Updated Vital Statistics
March 6, 2013Unreferenced Wiki figures in the last post proved to be unfounded. From the US Census website, figures:
Per capita income for 2011 $21,951
Median Household Income between 2007 and 2011 $37,927
Persons below the poverty level 2007 – 2011 20.1%
The figures from the 2010 census show that 24% of the population of Newark was under the age of 18
Some figures given for the US Census 2007 – 2011 American Community Survey 5 Year Estimates (margin of error indicated on survey) fill out the economic portrait of the population of Newark.
Population over 16 years old 37,474
In the labor force 23,926
Unemployed 2,354 (approximately 10%)
Quantity of households (total 20,328) with incomes (including benefits) in 2011 dollars:
0 – $10,000 2,217
$10,000 — $14,999 1,573
$15,000 — $24,999 2,894
$25,000 — $34,999 2,748
$35,000 — $49,999 2,932
$50,000 — $74,999 3,738
$75,000 — $99,999 1,946
$100,000 – 149,999 1,601
$150,000 — $199,999 440
$200,000 – more 239
Households receiving Food Stamps/Snap benefits equaled the figures given for below the poverty line (20%)

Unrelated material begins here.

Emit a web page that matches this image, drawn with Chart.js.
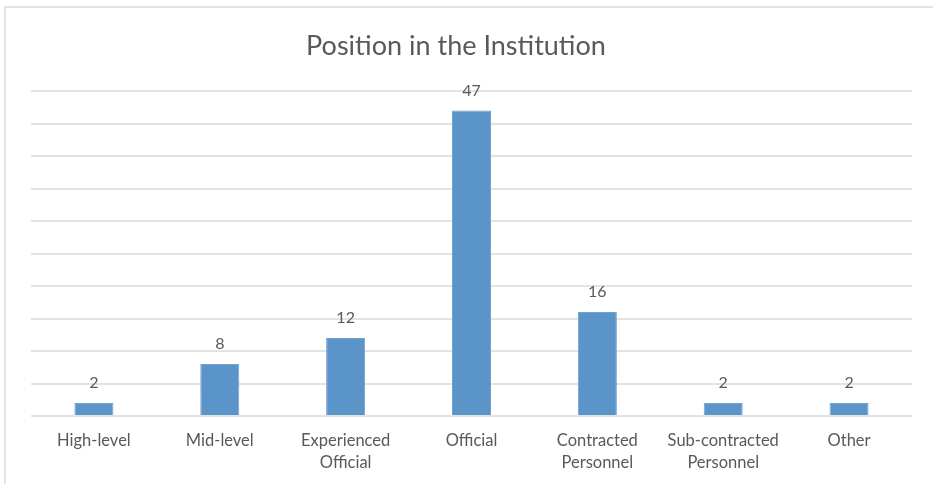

Households can be one or more people, family or individuals. Some points of interest: the figures match the 2012 election issue of the 1% and the 99%. In this respect Newark is a microcosm of what is claimed on some unsubstantiated, and some referenced statistics regarding ownership and income disparity. The Newark Advocate, in previous stories, cited figures of 60% owner occupant housing and 40% non-owner occupant housing. The 2010 Census gave the figure at 57% owner occupant, more than 10% below the overall Ohio owner occupant rate of 69%. Another figure which jumps out but is little acted on is that 24% of the population is less than 18 years old. Of course, they can’t vote. Were that the case, politics might be significantly different. However, they seem to be “accounted” for within school budgets, over which the state and local districts battle. Newark has no public municipal community center or recreation center. The pool at Hollander was shut down for some time and has reopened under YMCA management. The 24% of Newark’s population drop out of any democratically determined policies or actions, leaving the majority rule aspect to the 76% of the population eligible to vote. However, this segment (the under 18 years of age) does contribute to the consumer based economy. Even more important, the allotment received from school budget considerations only occupies a nominal amount of time while school is in session – a rather limited part of the entire year’s calendar. This is the fly in the ointment of democracy and budget debates based on who votes, who earns and who decides what is of importance. Obviously, if 24% of the population continuously have someone else speaking on their behalf, what represents the majority is not so clear.
Vital Statistics
March 5, 2013The official website for the city of Newark, Ohio (newarkohio.net) fails to indicate the vital statistics of the municipality that pays for and runs the website. Wikipedia shows the city to encompass 21.37 square miles and gives the population of Newark Ohio to be 47,573 as of the 2010 census (their source). Of the 6 satellite cities within the periphery of Columbus Newark is the largest followed by Lancaster which is roughly 20% smaller than Newark. Mount Vernon is roughly a third the size of Newark. The same census sited showed there were 21,976 housing units, a little less than one unit for each two people. Wiki claims that “The per capita income for the city was $17,819. About 10.1% of families and 13.0% of the population were below the poverty line, including 17.9% of those under age 18 and 9.0% of those age 65 or over.” but does not offer any reference for such statistics (2010 US Census?). Another city of almost identical size in Ohio would be Mansfield which is double the distance (of Newark) from any large metropolitan area like Columbus or Cleveland. Wiki shows “The per capita income for the city was $17,726. About 13.2% of families and 16.3% of the population were below the poverty line, including 24.5% of those under age 18 and 9.6% of those age 65 or over” and sites the 2000 census as the source for these figures. If Wiki’s Newark figures were likewise from the 2000 census then the two cities would be comparable as the number of housing units from the 2010 census are about the same. Newark would appear to have a somewhat lower poverty rate. Lancaster, the next largest city within the same distance of Columbus as Newark showed 17,685 housing units in the 2010 Census. Again wiki states “The per capita income for the city was $17,648. About 8.7% of families and 10.6% of the population were below the poverty line, including 14.8% of those under age 18 and 8.1% of those age 65 or over.” without any reference as to source. Per capita figures are easily bandied about when speaking of some impoverished third world country. They begin to look different when considered intimate to one’s neighbor and one’s self. Assuming some consistency with Wiki’s non referenced sources, it would appear there is a certain homogeneity to cities such as Newark, Mansfield or Lancaster.
In the final analysis, the lack of any such vital statistics being made readily available on the official City of Newark municipal website is more telling than had these vital statistics appeared and revealed the actual composition of the city to begin with. The size of a city, both in terms of geography as well as population, is rather basic and fundamental information. Given the homogeneity with other cities of the same size or proximity to large urban centers, this lack of basic information on the part of the City of Newark’s official website indicates an ambivalence or denial in terms of defining the City of Newark’s own identity.